Ao contrário de Calvino, muitos líderes hoje, incluindo os cristãos em geral, encontram sua identidade em estereótipos culturais sobre nossa personalidade. Com medo de abandonar o rótulo de “o pensador” ou “o sujeito incansável”, evitamos ser mais do que isso. A peça-chave de ser um pastor-teólogo é acreditar, na tradição de Calvino, Martinho Lutero ou Agostinho, que indivíduos introvertidos, porém envolvido apenas com uma paixão pela igreja, podem ser líderes eficazes.
6 | Resista em usar seu ministério para ganhar o status de celebridade
Calvino sentiu em vida que estava se tornando famoso demais e arriscava criar um culto à personalidade. Para que seu cemitério não se tornasse um objeto de peregrinação, ele escolheu ser sepultado em uma sepultura sem marca para encorajar seus seguidores a se comprometerem totalmente com Jesus e não com ele.
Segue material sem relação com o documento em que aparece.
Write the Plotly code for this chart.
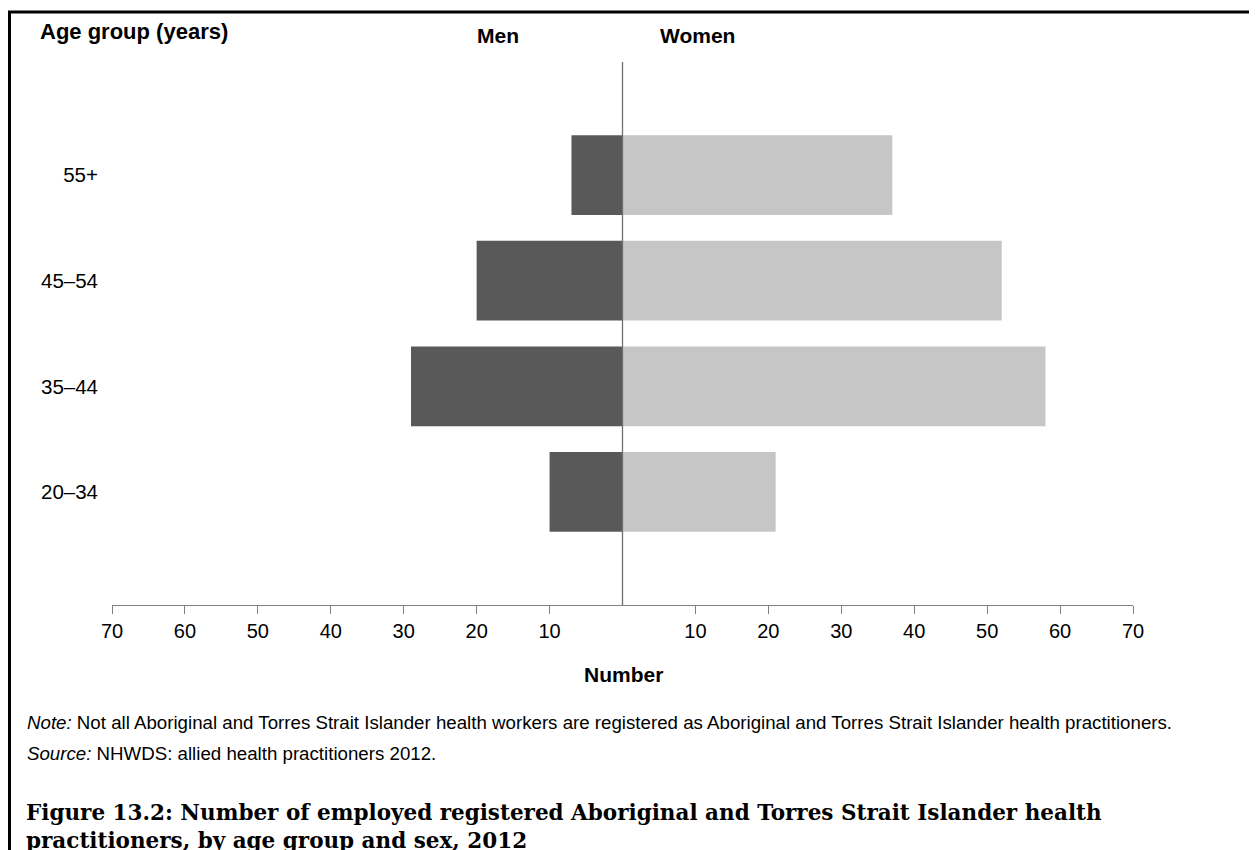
import plotly.graph_objects as go

age_groups = ["20–34", "35–44", "45–54", "55+"]
men = [10, 29, 20, 7]
women = [21, 58, 52, 37]
tick_vals = [-70, -60, -50, -40, -30, -20, -10, 10, 20, 30, 40, 50, 60, 70]
tick_text = ["70", "60", "50", "40", "30", "20", "10", "10", "20", "30", "40", "50", "60", "70"]

W, H = 1257, 850
OFF = 8  # page body margin
# plot area in screen (reference) pixels
L, R, T, B = 112, 1133, 62, 605
ml, mr, mt, mb = L - OFF, W - (R - OFF), T - OFF, H - (B - OFF)


def px(x):
    return (x - L) / (R - L)


def py(y):
    return (B - y) / (B - T)


fig = go.Figure()
fig.add_trace(go.Bar(
    y=age_groups, x=[-v for v in men], orientation="h", name="Men",
    marker=dict(color="#595959", line=dict(width=0)),
    customdata=men, hovertemplate="Men %{y}: %{customdata}<extra></extra>",
))
fig.add_trace(go.Bar(
    y=age_groups, x=women, orientation="h", name="Women",
    marker=dict(color="#c6c6c6", line=dict(width=0)),
    hovertemplate="Women %{y}: %{x}<extra></extra>",
))

fig.update_layout(
    width=W, height=H,
    margin=dict(l=ml, r=mr, t=mt, b=mb, pad=0),
    barmode="relative", bargap=0.245,
    showlegend=False,
    plot_bgcolor="white", paper_bgcolor="white",
    font=dict(family="Liberation Sans, Arial, sans-serif", size=20, color="black"),
    xaxis=dict(
        range=[-70, 70], tickmode="array", tickvals=tick_vals, ticktext=tick_text,
        showgrid=False, zeroline=False, showline=True, linecolor="#808080", linewidth=1,
        ticks="outside", ticklen=8, tickcolor="#808080", tickwidth=1,
        tickfont=dict(size=20), fixedrange=True,
    ),
    yaxis=dict(
        range=[-1.07, 4.07], showgrid=False, zeroline=False, showline=False,
        ticks="", tickfont=dict(size=20.5), ticklabelstandoff=13, fixedrange=True,
    ),
)

# centre line
fig.add_shape(type="line", xref="x", yref="paper", x0=0, x1=0, y0=0, y1=1,
              line=dict(color="#707070", width=1.3), layer="above")
# frame
fig.add_shape(type="rect", xref="paper", yref="paper",
              x0=px(9.5), x1=px(1330), y0=py(12), y1=py(930),
              line=dict(color="black", width=3), layer="above")

ann = [
    dict(text="<b>Age group (years)</b>", x=px(38), y=py(31), xanchor="left", size=22),
    dict(text="<b>Men</b>", x=px(498), y=py(36), xanchor="center", size=21),
    dict(text="<b>Women</b>", x=px(697), y=py(36), xanchor="center", size=21),
    dict(text="<b>Number</b>", x=px(623), y=py(674), xanchor="center", size=21),
    dict(text="<i>Note:</i> Not all Aboriginal and Torres Strait Islander health workers are registered as Aboriginal and Torres Strait Islander health practitioners.",
         x=px(25), y=py(722), xanchor="left", size=18.7),
    dict(text="<i>Source:</i> NHWDS: allied health practitioners 2012.",
         x=px(25), y=py(753), xanchor="left", size=18.7),
]
for a in ann:
    fig.add_annotation(text=a["text"], xref="paper", yref="paper", x=a["x"], y=a["y"],
                       xanchor=a["xanchor"], yanchor="middle", showarrow=False,
                       font=dict(size=a["size"], color="black"))

fig.add_annotation(
    text="<b>Figure 13.2: Number of employed registered Aboriginal and Torres Strait Islander health<br>practitioners, by age group and sex, 2012</b>",
    xref="paper", yref="paper", x=px(24), y=py(826), xanchor="left", yanchor="middle",
    align="left", showarrow=False,
    font=dict(family="DejaVu Serif, serif", size=21.5, color="black"),
)

fig.write_html("out.html")
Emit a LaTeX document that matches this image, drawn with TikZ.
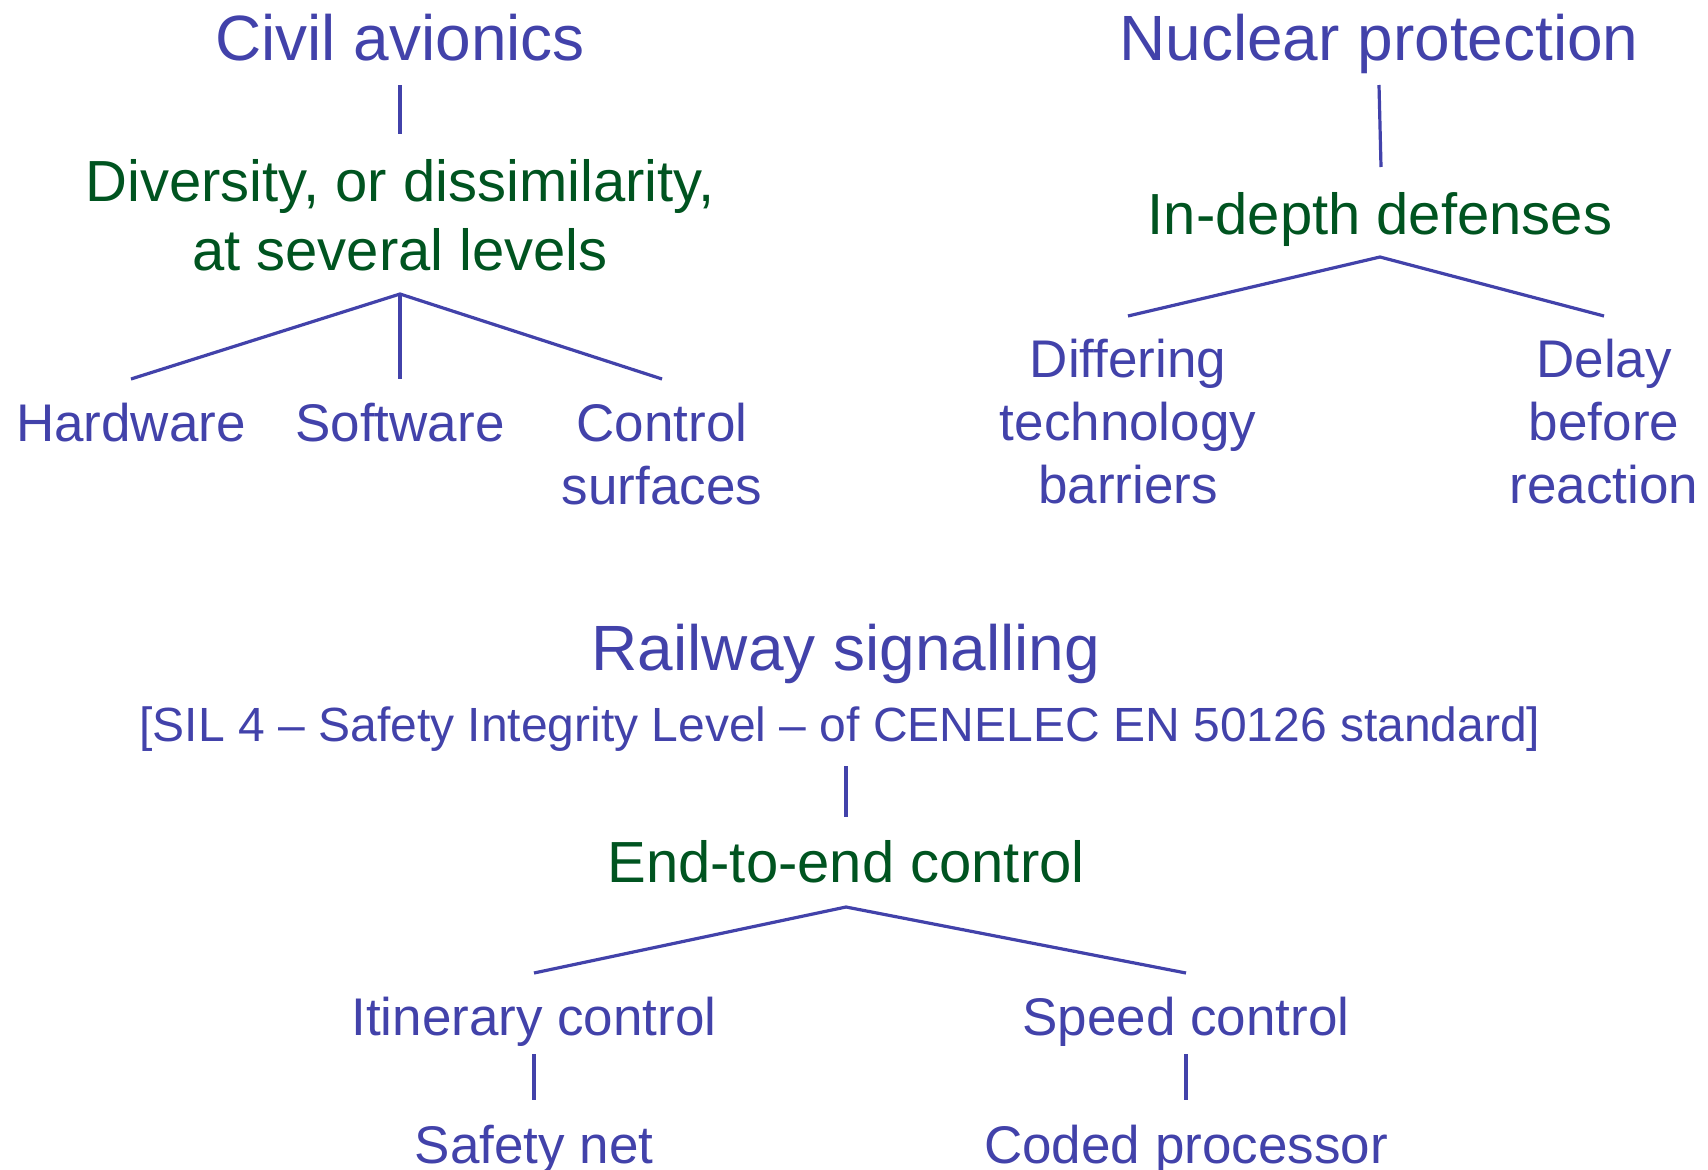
\documentclass[tikz,border=0pt]{standalone}
\usepackage{fontspec}
\setmainfont{Liberation Sans}
\usetikzlibrary{calc}
\definecolor{cblue}{RGB}{66,66,170}
\definecolor{cgreen}{RGB}{0,84,32}
\begin{document}
\begin{tikzpicture}[x=1bp,y=-1bp,
  base/.style={anchor=base,inner sep=0pt,align=center},
  hdr/.style={base,text=cblue,font=\fontsize{64bp}{72bp}\selectfont},
  mid/.style={base,text=cgreen,font=\fontsize{58bp}{68.5bp}\selectfont},
  leaf/.style={base,text=cblue,font=\fontsize{53bp}{63bp}\selectfont},
  note/.style={base,text=cblue,font=\fontsize{48bp}{56bp}\selectfont},
  conn/.style={draw=cblue,line width=3.2bp}]
\useasboundingbox (0,0) rectangle (1708,1169);
% Civil avionics
\node[hdr] (civ) at (400,60) {Civil avionics};
\node[mid] (div) at (400,270) {Diversity, or dissimilarity,\\at several levels};
\node[leaf] (hw) at (131,441) {Hardware};
\node[leaf] (sw) at (400,441) {Software};
\node[leaf] (cs) at (662,504) {Control\\surfaces};
\coordinate (divT) at ([yshift=-24bp]div.base);
\draw[conn] ([yshift=-25bp]civ.base) -- ([yshift=136bp]div.base);
\draw[conn] ([yshift=62bp]hw.base) -- (divT) -- ([yshift=125bp]cs.base);
\draw[conn] (divT) -- ([yshift=62bp]sw.base);
% Nuclear protection
\node[hdr] (nuc) at (1379,60) {Nuclear protection};
\node[mid] (ind) at (1380,234) {In-depth defenses};
\node[leaf] (dif) at (1128,503) {Differing\\technology\\barriers};
\node[leaf] (del) at (1604,503) {Delay\\before\\reaction};
\coordinate (indT) at ([yshift=-23bp]ind.base);
\draw[conn] ([yshift=-25bp]nuc.base) -- ([xshift=1bp,yshift=67bp]ind.base);
\draw[conn] ([yshift=187bp]dif.base) -- (indT) -- ([yshift=187bp]del.base);
% Railway signalling
\node[hdr] (rail) at (846,670) {Railway signalling};
\node[note] (sil) at (840,741) {[SIL 4 -- Safety Integrity Level -- of CENELEC EN 50126 standard]};
\node[mid] (e2e) at (846,882) {End-to-end control};
\node[leaf] (itc) at (534,1035) {Itinerary control};
\node[leaf] (spd) at (1186,1035) {Speed control};
\node[leaf] (sn) at (534,1163) {Safety net};
\node[leaf] (cp) at (1186,1163) {Coded processor};
\coordinate (silB) at ([yshift=-25bp]sil.base);
\coordinate (e2eT) at ([yshift=-25bp]e2e.base);
\draw[conn] (silB -| e2e) -- ([yshift=65bp]e2e.base);
\draw[conn] ([yshift=62bp]itc.base) -- (e2eT) -- ([yshift=62bp]spd.base);
\draw[conn] ([yshift=-19bp]itc.base) -- ([yshift=63bp]sn.base);
\draw[conn] ([yshift=-19bp]spd.base) -- ([yshift=63bp]cp.base);
\end{tikzpicture}
\end{document}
Da mesma forma, na busca por um pastorado mais robusto, do ponto de vista intelectual, é fácil se envolver no negócio de dizer grandes coisas sobre Deus e esquecer que o objetivo da vida cristã é sentar-se docilmente diante da Palavra e, assim, conhecer a verdade divina, em vez de se tornar conhecido. A decisão do túmulo de Calvino deve ser uma fonte de reflexão sóbria em uma época de celebridades e pastores famosos, onde os vícios da ambição podem obscurecer o bom senso de líderes ministeriais talentosos.
Conclusão
Mais uma vez, Calvino reaparece como inspiração para uma liderança sensata e ponderada. Nesta postagem, tentei apresentá-lo como ele era, mas talvez de uma forma que seja menos conhecida no mundo teológico. Mais do que um teólogo, foi um humanista na tradição renascentista. Mais do que um intelectual talentoso, foi um líder humilde. Percebido como um disciplinador severo, ele também conhecia o poder da graça de Deus. Portanto, é com certa tristeza que leio críticas a Calvino de gigantes da literatura, como C. S. Lewis e G. K. Chesterton. Estou convencido de que eles estão interagindo com caricaturas dele, seja por calvinistas ou não, ao invés do homem e seu ministério.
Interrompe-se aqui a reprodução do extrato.